‘I was drawing before I could talk’, recalled Elizabeth Durack. Born in 1916, her adolescence was split between Latin lessons at a Convent school in Perth and nighttime visits to the Mirawong people, whose land her family occupied in the East Kimberleys.

Durack made her earliest drawings on toilet paper, tougher than today’s and packaged in flat sheets, like the hundreds of small sketchbooks that she eventually would fill. In November 1935 the Bulletin published a booklet. All-about, in which she illustrated her sister Mary’s story of the black community on the family property. The next year she illustrated Mary’s retelling of Aboriginal legends for children, the first of many visualisations that made her 1990s adoption of a black male persona in ‘Eddie Burrup’ appear to her as a natural progression. What had been welcomed until the 1960s as promotion of indigenous culture was now condemned as expropriation.

Because of her isolation in the North-West and her reputation as a mere illustrator, she never felt part of ‘The Club’ of professional painters. Equally, she was unable to discuss her aesthetic concerns with the station whites whose heads were full of ‘the season, the stock, and the stores’.

This double isolation nourished her love-hate relationship with Australia, a conflict that kept her homeland ‘vivid and continually exciting’. Drawn to ‘the ferment of the world’ in the late 1960s, Durack illustrated books of her impressions of Nigeria, the Philippines and Indonesia gained while traveling alone on local buses. ‘There’s nothing like comfort to dull perception’, she declared, and called on Australians to reorient themselves to Asia. Travel helped her to see her own country and to accept that ‘If you couldn’t get out of Australia, you went in. Old Elizabeth Durack went further into the desert and got bogged!’.

From the 1920s, she had held out against friends who told her to paint pretty flowers, not old blackfellas. If the least of these portraits fall somewhere between the soft porn of Jolliffe cartoons and the stick figures of Pro Hart, the finest captured dignity, drawing on empathy far more than mere sympathy.

While skinny dipping in a pool with her black women friends in 1949, she looked up ‘at the sky and the purple basalt rocks and thought it was all rock. Then Gwennie moved her head to watch the sun and I realised she was the rock.’ Durack leapt out of the water and began to sketch, soaking her pad, before working through the night by candlelight in a brushwood studio to finish her ‘Ord River Venus’ (1949), awkward and awesome, yet affirmative of femaleness and blackness.

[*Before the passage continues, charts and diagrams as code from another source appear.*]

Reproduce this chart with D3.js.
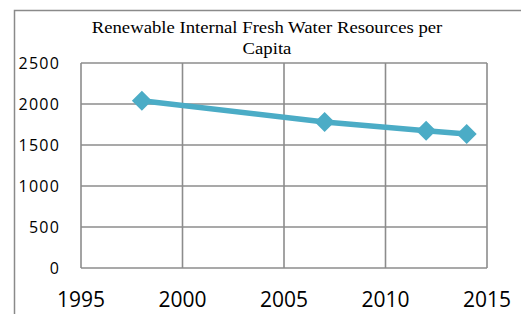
<!DOCTYPE html>
<html lang="en">
<head>
    <meta charset="UTF-8">
    <title>Renewable water per capita</title>
    <script src="https://cdn.jsdelivr.net/npm/d3@7"></script>
    <style>
        body{
            margin: 0;
            background-color: #ffffff;
        }
        .title{
            font-family: "Liberation Serif", "Times New Roman", serif;
            font-size: 17px;
            fill: #000;
        }
        .tick-label{
            font-family: "Open Sans", sans-serif;
            fill: #000;
        }
    </style>
</head>
<body>
<div id="chart"></div>
<script>
    var WIDTH = 521;
    var HEIGHT = 314;

    var YEARS = [1998, 2007, 2012, 2014];
    var VALUES = [2040, 1780, 1675, 1635];
    var X_TICKS = [1995, 2000, 2005, 2010, 2015];
    var Y_TICKS = [0, 500, 1000, 1500, 2000, 2500];
    var TITLE_LINES = ["Renewable Internal Fresh Water Resources per", "Capita"];

    var LINE_COLOR = "#4bacc6";
    var GRID_COLOR = "#8c8c8c";

    var PLOT = {left: 81, right: 487, top: 63, bottom: 268};

    var svg = d3.select("#chart").append("svg")
        .attr("width", WIDTH)
        .attr("height", HEIGHT);

    // outer chart border (runs off the right / bottom edge)
    svg.append("path")
        .attr("d", "M14.5," + HEIGHT + "V10.5H" + WIDTH)
        .attr("fill", "none")
        .attr("stroke", "#8a8a8a")
        .attr("stroke-width", 1.5);

    var x = d3.scaleLinear().domain([1995, 2015]).range([PLOT.left, PLOT.right]);
    var y = d3.scaleLinear().domain([0, 2500]).range([PLOT.bottom, PLOT.top]);

    var grid = svg.append("g");
    grid.selectAll("line.h").data(Y_TICKS).enter().append("line")
        .attr("class", "h")
        .attr("x1", PLOT.left).attr("x2", PLOT.right)
        .attr("y1", function(d){ return y(d); })
        .attr("y2", function(d){ return y(d); })
        .attr("stroke", GRID_COLOR)
        .attr("stroke-width", 1.6);
    grid.selectAll("line.v").data(X_TICKS).enter().append("line")
        .attr("class", "v")
        .attr("y1", PLOT.top).attr("y2", PLOT.bottom)
        .attr("x1", function(d){ return x(d); })
        .attr("x2", function(d){ return x(d); })
        .attr("stroke", GRID_COLOR)
        .attr("stroke-width", 1.6);

    svg.selectAll("text.ylab").data(Y_TICKS).enter().append("text")
        .attr("class", "tick-label ylab")
        .attr("x", 60)
        .attr("y", function(d){ return y(d); })
        .attr("dy", "0.36em")
        .attr("text-anchor", "end")
        .style("font-size", "16px")
        .style("letter-spacing", "1.2px")
        .text(function(d){ return d; });

    svg.selectAll("text.xlab").data(X_TICKS).enter().append("text")
        .attr("class", "tick-label xlab")
        .attr("x", function(d){ return x(d); })
        .attr("y", 307)
        .attr("text-anchor", "middle")
        .style("font-size", "21px")
        .text(function(d){ return d; });

    svg.selectAll("text.title").data(TITLE_LINES).enter().append("text")
        .attr("class", "title")
        .attr("text-anchor", "middle")
        .attr("transform", function(d, i){
            return "translate(267," + (33 + i * 21) + ") scale(1.1,1)";
        })
        .text(function(d){ return d; });

    var points = YEARS.map(function(yr, i){ return [yr, VALUES[i]]; });

    svg.append("path")
        .datum(points)
        .attr("d", d3.line().x(function(d){ return x(d[0]); }).y(function(d){ return y(d[1]); }))
        .attr("fill", "none")
        .attr("stroke", LINE_COLOR)
        .attr("stroke-width", 5.5)
        .attr("stroke-linejoin", "round");

    var diamond = d3.symbol().type(d3.symbolSquare).size(200);
    svg.selectAll("path.marker").data(points).enter().append("path")
        .attr("class", "marker")
        .attr("d", diamond)
        .attr("fill", LINE_COLOR)
        .attr("transform", function(d){
            return "translate(" + x(d[0]) + "," + y(d[1]) + ") rotate(45)";
        });
</script>
</body>
</html>
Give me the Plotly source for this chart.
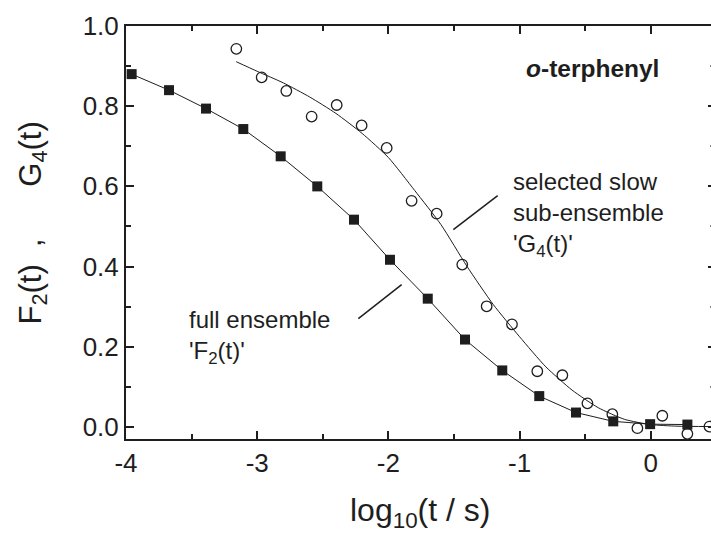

From that vision, she learnt the integration of ‘vegetation and rock form and human life’ became a connecting thread of her oeuvre. This approach underlay her disquiet at the Mabo judgement, because Aborigines did not ‘own the land, they were the land’.

In 1963, the Institute of Aboriginal Studies commissioned her to develop a collection of her sketches of the native camps from the time when contact was still spasmodic. Because she had made many of those images as she walked, she decided to connect 230 of them into a 20m scroll, like a motion picture reel.

Durack recorded the drift of West Australia’s Aborigines from the tribalised to the fringe. Regret for the world that the Aborigines had lost fed into her alarm at the destruction of the environment and of social order everywhere. ‘Eaten Out’ (1954) showed pock-marked natives in an eroded landscape. The integration of people with the land turned from a source of strength to brittleness.

Durack had long believed that her best work came when she felt ‘completely gathered up by a force stronger than yourself’. Entering her ninth decade, she accepted that ‘Eddie Burrup’ was possessing her as much as she was creating him in protest at ‘the rim of disintegration’. ‘Shattered Wandjina’, for example, expressed her apprehension at the ‘totemic tumult’.

Two years ago, Elizabeth Durack suspected that her life remained ‘a series of question marks’. Yet there can be no doubt that her independence stands as a model which any Australian artist - male or female, black or white - could look regard with pride.